Their new scent, Jade Matcha, had to be familiar, yet intriguing.
"It should be a bold signature scent," said Stacy Brown, a fragrance designer at Thymes. "We don't want it to stand in the shadows."
Their search for a distinctive yet appealing new scent was part of a never-ending campaign in the fragrance industry, a business that brings in billions of dollars each year in sales of candles, diffusers, room sprays and other products.
Teams like the one at Minneapolis-based Thymes work for a year or more to find a scent that perfectly evokes a particular mood or place and to come up with a name and packaging to complement it.

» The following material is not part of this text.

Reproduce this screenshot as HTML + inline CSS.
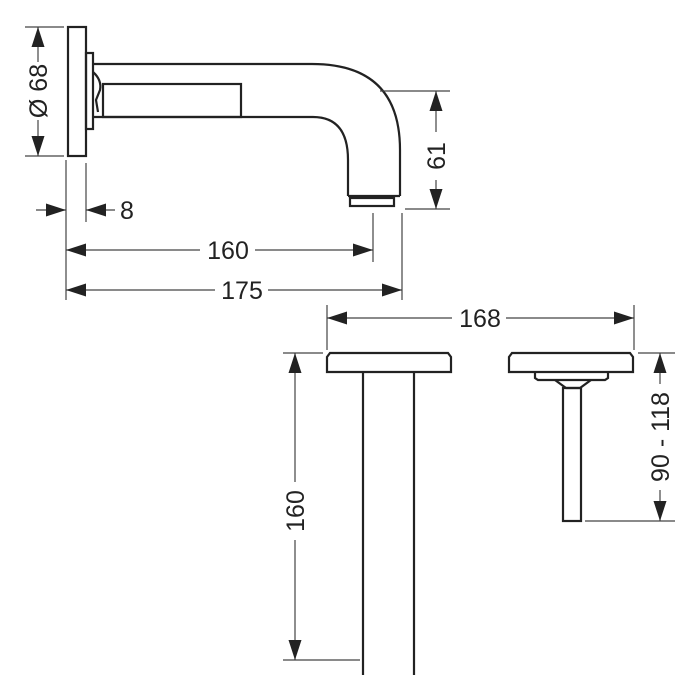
<!DOCTYPE html>
<html><head><meta charset="utf-8"><style>
html,body{margin:0;padding:0;background:#fff;}
svg{display:block;}
text{font-family:"Liberation Sans",sans-serif;font-size:25px;fill:#222;}
</style></head><body>
<svg width="700" height="700" viewBox="0 0 700 700" xmlns="http://www.w3.org/2000/svg">
<defs>
<marker id="a" viewBox="0 0 20 13" refX="20" refY="6.5" markerWidth="20" markerHeight="13" markerUnits="userSpaceOnUse" orient="auto"><path d="M0,0 L20,6.5 L0,13 Z" fill="#222"/></marker>
</defs>
<g fill="none" stroke="#222" stroke-width="2.2">
<rect x="68" y="27" width="18" height="129"/>
<rect x="86" y="53" width="7" height="76"/>
<path d="M93,64 H312 Q400,64 400,150 V196"/>
<path d="M93,117 H313 Q348,117 348,160 V196"/>
<line x1="348" y1="196" x2="400" y2="196"/>
<rect x="350" y="198" width="44" height="8"/>
<rect x="103" y="84" width="138" height="33"/>
<path d="M93,72 Q102,80 100,90 L96,100 L98,112"/>
<path d="M327,372 V357 L330,353 H448 L451,357 V372 Z"/>
<path d="M363,372 V675 M414,372 V675"/>
<path d="M509,372 V357 L512,353 H630 L633,357 V372 Z"/>
<path d="M535,372 V378 L538,380 H605 L608,378 V372"/>
<path d="M555,380 L566,388 H580 L591,380"/>
<rect x="563" y="388" width="18" height="133"/>
</g>
<g stroke="#444" stroke-width="1.2" fill="none">
<line x1="25" y1="27" x2="64" y2="27"/><line x1="25" y1="156" x2="64" y2="156"/>
<line x1="380" y1="91" x2="450" y2="91"/><line x1="405" y1="209" x2="450" y2="209"/>
<line x1="66" y1="160" x2="66" y2="300"/><line x1="86" y1="163" x2="86" y2="222"/>
<line x1="373" y1="213" x2="373" y2="262"/><line x1="402" y1="213" x2="402" y2="300"/>
<line x1="327" y1="305" x2="327" y2="350"/><line x1="634" y1="305" x2="634" y2="350"/>
<line x1="283" y1="353" x2="323" y2="353"/><line x1="283" y1="660" x2="360" y2="660"/>
<line x1="638" y1="353" x2="675" y2="353"/><line x1="585" y1="521" x2="675" y2="521"/>
<line x1="38" y1="62" x2="38" y2="27" marker-end="url(#a)"/>
<line x1="38" y1="120" x2="38" y2="156" marker-end="url(#a)"/>
<line x1="436" y1="132" x2="436" y2="91" marker-end="url(#a)"/>
<line x1="436" y1="180" x2="436" y2="209" marker-end="url(#a)"/>
<line x1="36" y1="210" x2="66" y2="210" marker-end="url(#a)"/>
<line x1="115" y1="210" x2="86" y2="210" marker-end="url(#a)"/>
<line x1="200" y1="250" x2="66" y2="250" marker-end="url(#a)"/>
<line x1="255" y1="250" x2="373" y2="250" marker-end="url(#a)"/>
<line x1="215" y1="290" x2="66" y2="290" marker-end="url(#a)"/>
<line x1="268" y1="290" x2="402" y2="290" marker-end="url(#a)"/>
<line x1="452" y1="318" x2="327" y2="318" marker-end="url(#a)"/>
<line x1="506" y1="318" x2="634" y2="318" marker-end="url(#a)"/>
<line x1="295" y1="482" x2="295" y2="353" marker-end="url(#a)"/>
<line x1="295" y1="540" x2="295" y2="660" marker-end="url(#a)"/>
<line x1="660" y1="384" x2="660" y2="353" marker-end="url(#a)"/>
<line x1="660" y1="490" x2="660" y2="521" marker-end="url(#a)"/>
</g>
<text x="120" y="219">8</text>
<text x="228" y="259" text-anchor="middle">160</text>
<text x="242" y="299" text-anchor="middle">175</text>
<text x="480" y="327" text-anchor="middle">168</text>
<text transform="translate(47,91) rotate(-90)" text-anchor="middle">Ø 68</text>
<text transform="translate(445,156) rotate(-90)" text-anchor="middle">61</text>
<text transform="translate(304,511) rotate(-90)" text-anchor="middle">160</text>
<text transform="translate(669,437) rotate(-90)" text-anchor="middle">90 - 118</text>
</svg>
</body></html>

"A lot of our inspiration comes from beverages, desserts and fashion," Brown said. "We look for ways to tell stories to appeal to the emotional side of consumers."
It's an intensely competitive business. Where a company used to introduce a new fragrance once or twice a year, it's now common to release multiple fragrances in spring and fall.
Thymes is releasing three new scents this spring and repackaging three more; others in the industry have new products as well. J.R. Watkins, based in Winona, Minn., is adding an entire line of anti-aging body products and one new scent. Illume will have three new scents and a personal care line.